▶ Given task
From the listing below, copy only the lines running from the line that contains "Write a web" to the line that contains "unitedKingdom, faroeIslands, others];", both included.
───── Data supplied
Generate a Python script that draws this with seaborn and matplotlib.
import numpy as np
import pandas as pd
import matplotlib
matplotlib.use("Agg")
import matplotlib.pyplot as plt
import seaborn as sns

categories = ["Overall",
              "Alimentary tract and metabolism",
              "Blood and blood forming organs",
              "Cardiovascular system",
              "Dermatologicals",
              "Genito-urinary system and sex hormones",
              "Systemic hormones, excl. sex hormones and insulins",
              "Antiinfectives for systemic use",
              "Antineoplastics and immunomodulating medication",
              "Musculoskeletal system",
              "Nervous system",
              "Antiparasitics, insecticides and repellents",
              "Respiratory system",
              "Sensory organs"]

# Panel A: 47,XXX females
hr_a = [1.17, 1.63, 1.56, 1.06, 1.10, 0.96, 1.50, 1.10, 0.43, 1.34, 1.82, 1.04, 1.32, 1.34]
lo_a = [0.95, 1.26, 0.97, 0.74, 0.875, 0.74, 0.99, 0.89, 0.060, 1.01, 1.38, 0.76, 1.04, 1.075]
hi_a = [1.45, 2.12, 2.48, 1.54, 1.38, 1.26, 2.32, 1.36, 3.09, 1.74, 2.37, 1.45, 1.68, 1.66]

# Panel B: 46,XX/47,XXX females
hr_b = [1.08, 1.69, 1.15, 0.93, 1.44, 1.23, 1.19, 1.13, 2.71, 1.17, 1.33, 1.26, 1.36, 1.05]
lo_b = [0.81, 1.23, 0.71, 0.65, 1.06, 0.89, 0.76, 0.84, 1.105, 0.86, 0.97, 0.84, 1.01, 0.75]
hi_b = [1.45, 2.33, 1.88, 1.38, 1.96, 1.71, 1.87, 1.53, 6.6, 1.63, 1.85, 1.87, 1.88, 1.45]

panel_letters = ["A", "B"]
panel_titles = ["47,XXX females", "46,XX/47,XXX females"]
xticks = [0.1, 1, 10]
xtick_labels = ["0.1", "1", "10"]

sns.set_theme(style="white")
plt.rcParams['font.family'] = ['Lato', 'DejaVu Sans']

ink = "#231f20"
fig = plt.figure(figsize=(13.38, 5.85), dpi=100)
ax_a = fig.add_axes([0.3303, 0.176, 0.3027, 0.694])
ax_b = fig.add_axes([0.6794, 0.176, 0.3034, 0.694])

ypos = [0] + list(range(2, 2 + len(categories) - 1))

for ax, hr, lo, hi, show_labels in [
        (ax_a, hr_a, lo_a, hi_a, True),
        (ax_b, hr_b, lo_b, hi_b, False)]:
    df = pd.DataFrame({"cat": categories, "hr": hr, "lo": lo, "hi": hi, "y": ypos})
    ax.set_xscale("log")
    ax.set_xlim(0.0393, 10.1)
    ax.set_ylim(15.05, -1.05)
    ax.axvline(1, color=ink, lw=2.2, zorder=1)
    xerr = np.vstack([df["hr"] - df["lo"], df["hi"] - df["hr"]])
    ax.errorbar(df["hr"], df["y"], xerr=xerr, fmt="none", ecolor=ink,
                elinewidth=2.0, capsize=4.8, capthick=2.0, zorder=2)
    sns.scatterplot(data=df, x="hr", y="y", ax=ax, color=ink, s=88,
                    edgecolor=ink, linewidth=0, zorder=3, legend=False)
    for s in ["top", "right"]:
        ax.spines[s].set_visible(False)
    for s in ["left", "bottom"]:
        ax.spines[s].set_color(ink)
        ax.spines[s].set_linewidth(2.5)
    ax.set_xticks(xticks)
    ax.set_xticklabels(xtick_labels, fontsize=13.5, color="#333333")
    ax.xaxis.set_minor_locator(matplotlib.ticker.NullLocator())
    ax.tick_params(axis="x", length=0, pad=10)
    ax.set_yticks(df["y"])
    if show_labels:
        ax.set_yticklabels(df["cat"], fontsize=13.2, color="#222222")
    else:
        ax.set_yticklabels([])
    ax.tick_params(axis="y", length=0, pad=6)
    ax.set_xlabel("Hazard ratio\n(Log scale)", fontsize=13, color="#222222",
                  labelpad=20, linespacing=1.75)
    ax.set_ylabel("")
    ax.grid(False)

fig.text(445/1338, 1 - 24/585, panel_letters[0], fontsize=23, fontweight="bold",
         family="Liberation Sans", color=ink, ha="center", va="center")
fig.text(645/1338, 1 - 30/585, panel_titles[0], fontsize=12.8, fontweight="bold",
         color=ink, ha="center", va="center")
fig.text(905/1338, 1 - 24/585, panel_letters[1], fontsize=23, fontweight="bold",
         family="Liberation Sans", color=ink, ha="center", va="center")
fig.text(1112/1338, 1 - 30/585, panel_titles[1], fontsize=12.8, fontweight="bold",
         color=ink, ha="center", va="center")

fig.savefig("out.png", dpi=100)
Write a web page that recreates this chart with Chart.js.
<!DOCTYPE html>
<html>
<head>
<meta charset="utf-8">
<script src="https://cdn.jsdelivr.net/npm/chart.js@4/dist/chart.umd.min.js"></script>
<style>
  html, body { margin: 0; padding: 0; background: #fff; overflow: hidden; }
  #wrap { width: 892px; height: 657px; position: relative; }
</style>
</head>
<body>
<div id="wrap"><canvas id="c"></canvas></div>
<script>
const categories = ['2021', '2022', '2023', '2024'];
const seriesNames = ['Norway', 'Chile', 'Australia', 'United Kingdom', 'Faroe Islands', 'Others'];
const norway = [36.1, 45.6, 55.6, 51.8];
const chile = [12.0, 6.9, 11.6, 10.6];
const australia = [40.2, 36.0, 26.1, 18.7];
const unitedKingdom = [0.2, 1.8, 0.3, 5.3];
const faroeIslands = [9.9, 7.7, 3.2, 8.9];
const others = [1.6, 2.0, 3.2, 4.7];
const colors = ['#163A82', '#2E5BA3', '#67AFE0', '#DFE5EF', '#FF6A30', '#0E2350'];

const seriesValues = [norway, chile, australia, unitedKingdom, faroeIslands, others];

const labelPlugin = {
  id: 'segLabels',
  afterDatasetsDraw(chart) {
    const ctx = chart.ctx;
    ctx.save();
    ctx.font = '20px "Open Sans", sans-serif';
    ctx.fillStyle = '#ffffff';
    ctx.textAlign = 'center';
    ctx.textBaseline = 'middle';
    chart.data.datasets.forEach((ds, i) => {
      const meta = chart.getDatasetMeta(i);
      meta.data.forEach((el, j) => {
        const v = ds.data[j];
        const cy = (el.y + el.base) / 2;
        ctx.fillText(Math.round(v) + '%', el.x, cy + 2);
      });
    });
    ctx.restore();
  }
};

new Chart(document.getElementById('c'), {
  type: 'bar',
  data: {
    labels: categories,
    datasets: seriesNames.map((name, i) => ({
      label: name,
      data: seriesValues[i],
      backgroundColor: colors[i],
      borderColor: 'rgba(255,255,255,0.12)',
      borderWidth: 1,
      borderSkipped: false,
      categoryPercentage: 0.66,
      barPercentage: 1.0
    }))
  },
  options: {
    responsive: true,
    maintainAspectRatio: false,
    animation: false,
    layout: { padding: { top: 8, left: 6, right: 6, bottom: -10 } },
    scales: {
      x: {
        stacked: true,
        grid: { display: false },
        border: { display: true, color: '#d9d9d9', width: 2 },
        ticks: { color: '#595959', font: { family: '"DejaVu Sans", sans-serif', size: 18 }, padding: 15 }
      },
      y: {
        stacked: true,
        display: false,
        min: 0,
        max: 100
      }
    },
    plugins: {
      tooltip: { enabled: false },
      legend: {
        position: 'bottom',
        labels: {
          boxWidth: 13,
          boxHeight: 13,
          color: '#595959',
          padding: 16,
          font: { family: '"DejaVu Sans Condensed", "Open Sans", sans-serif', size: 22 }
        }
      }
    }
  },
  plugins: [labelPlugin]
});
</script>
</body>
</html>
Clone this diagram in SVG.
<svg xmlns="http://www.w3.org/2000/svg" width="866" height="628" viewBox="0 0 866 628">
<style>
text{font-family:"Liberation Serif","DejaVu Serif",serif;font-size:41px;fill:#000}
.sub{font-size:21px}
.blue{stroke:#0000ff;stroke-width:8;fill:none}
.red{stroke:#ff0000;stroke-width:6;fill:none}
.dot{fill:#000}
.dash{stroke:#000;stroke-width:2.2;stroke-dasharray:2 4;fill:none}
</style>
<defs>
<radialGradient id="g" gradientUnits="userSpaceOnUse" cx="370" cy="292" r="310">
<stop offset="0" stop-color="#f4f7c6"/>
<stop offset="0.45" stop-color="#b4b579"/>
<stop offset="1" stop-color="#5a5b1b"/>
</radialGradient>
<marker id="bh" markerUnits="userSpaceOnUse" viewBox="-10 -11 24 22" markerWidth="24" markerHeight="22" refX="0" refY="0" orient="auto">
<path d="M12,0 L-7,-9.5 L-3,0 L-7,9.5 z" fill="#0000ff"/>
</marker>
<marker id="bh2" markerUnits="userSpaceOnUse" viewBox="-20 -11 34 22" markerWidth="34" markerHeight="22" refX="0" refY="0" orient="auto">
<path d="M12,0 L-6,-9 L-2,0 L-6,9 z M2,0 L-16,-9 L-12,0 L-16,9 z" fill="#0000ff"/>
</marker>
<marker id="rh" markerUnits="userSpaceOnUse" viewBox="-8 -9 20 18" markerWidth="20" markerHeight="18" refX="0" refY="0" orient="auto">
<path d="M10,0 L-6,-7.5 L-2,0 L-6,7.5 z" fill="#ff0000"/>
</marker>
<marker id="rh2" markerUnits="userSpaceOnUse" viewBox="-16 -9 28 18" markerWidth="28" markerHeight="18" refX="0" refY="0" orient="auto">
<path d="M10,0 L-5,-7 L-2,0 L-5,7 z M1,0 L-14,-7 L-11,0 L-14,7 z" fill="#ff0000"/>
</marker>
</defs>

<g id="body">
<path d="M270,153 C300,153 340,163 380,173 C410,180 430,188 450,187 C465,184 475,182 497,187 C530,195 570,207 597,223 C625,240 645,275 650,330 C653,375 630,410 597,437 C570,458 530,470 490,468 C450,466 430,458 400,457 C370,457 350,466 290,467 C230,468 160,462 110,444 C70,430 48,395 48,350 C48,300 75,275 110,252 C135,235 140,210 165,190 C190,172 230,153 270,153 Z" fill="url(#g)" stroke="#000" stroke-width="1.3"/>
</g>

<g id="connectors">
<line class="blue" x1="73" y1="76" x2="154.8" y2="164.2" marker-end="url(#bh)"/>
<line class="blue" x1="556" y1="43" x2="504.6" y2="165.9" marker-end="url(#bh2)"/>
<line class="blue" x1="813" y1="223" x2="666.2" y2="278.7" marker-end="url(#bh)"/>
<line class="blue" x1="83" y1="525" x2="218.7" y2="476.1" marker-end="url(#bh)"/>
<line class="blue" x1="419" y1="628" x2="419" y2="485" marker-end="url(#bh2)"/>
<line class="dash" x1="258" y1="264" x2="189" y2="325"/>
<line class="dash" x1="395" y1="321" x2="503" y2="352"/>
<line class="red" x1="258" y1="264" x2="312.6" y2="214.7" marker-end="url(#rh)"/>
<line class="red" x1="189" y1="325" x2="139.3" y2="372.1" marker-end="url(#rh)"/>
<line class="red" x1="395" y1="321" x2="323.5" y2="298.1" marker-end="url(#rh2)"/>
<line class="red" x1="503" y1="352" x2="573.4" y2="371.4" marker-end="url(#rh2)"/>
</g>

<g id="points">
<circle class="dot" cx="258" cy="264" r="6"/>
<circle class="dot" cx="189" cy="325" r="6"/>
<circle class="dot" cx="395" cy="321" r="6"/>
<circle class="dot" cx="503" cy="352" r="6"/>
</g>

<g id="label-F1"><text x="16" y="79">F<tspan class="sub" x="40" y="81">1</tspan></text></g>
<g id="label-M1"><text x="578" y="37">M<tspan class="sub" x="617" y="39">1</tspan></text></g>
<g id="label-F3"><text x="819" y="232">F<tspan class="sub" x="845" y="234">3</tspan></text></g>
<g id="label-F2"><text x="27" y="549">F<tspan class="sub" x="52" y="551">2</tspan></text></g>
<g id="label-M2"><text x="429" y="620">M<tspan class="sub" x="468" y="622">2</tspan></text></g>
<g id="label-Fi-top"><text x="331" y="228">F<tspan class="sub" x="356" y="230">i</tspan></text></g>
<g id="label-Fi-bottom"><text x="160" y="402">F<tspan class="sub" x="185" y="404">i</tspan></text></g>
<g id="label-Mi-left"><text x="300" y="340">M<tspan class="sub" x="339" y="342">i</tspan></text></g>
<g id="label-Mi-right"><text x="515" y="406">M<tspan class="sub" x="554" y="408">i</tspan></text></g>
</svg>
──────────
▶ Answer to this problem
Write a web page that recreates this chart with Chart.js.
<!DOCTYPE html>
<html>
<head>
<meta charset="utf-8">
<script src="https://cdn.jsdelivr.net/npm/chart.js@4/dist/chart.umd.min.js"></script>
<style>
  html, body { margin: 0; padding: 0; background: #fff; overflow: hidden; }
  #wrap { width: 892px; height: 657px; position: relative; }
</style>
</head>
<body>
<div id="wrap"><canvas id="c"></canvas></div>
<script>
const categories = ['2021', '2022', '2023', '2024'];
const seriesNames = ['Norway', 'Chile', 'Australia', 'United Kingdom', 'Faroe Islands', 'Others'];
const norway = [36.1, 45.6, 55.6, 51.8];
const chile = [12.0, 6.9, 11.6, 10.6];
const australia = [40.2, 36.0, 26.1, 18.7];
const unitedKingdom = [0.2, 1.8, 0.3, 5.3];
const faroeIslands = [9.9, 7.7, 3.2, 8.9];
const others = [1.6, 2.0, 3.2, 4.7];
const colors = ['#163A82', '#2E5BA3', '#67AFE0', '#DFE5EF', '#FF6A30', '#0E2350'];

const seriesValues = [norway, chile, australia, unitedKingdom, faroeIslands, others];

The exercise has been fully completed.